According to them, the western media was flagged down as being prejudicial against the greater Islamic agenda by PAS and UMNO. To them, the government should subscribe to a policy that would allow an open media setting where everyone is free to express their views and opinions without political restraint. Only then, it seems, would the non-Muslims be convinced that the government was sincere in upholding democracy, the freedom to an expression and the secularity of the Federal Constitution.
To the unsuspecting and impressionable Christian, Buddhist, Sikh and Hindu youth, the idea of such ‘unrestricted freedom of expression’ is appealing, that so much so, some of them are on a wavelength with Mahathir and Kit Siang against the government.
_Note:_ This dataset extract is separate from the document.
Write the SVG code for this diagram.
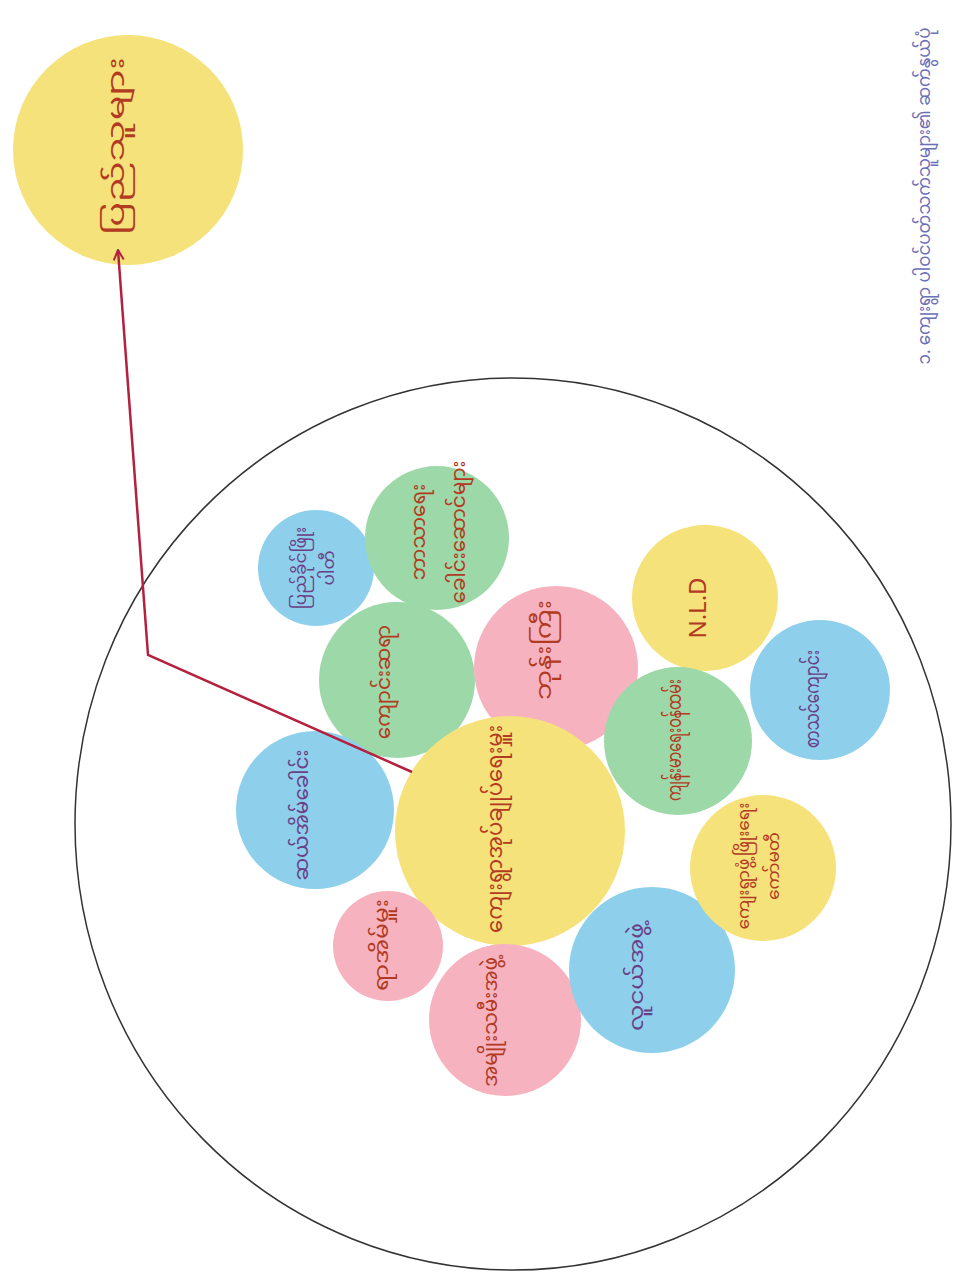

They claim to be on the moral high ground by accusing Najib of harbouring an agenda to Islamize Malaysia.
Ok – if it is an open discussion that they want, it is an open discussion they get. So let me start by saying that the Islamic penal code, or Hudud, should be enforced in its full scope and should encompass crimes committed by non-Muslims. The Federal Government should work closely with Muslim MP’s from the opposition and the Council of Rulers to legislate laws to the effect that Malaysia becomes an Islamic fundamentalist state.
And only when the non-Muslims can come to terms with this can they come out to criticize the Islamic Syaria in public without fear or favour.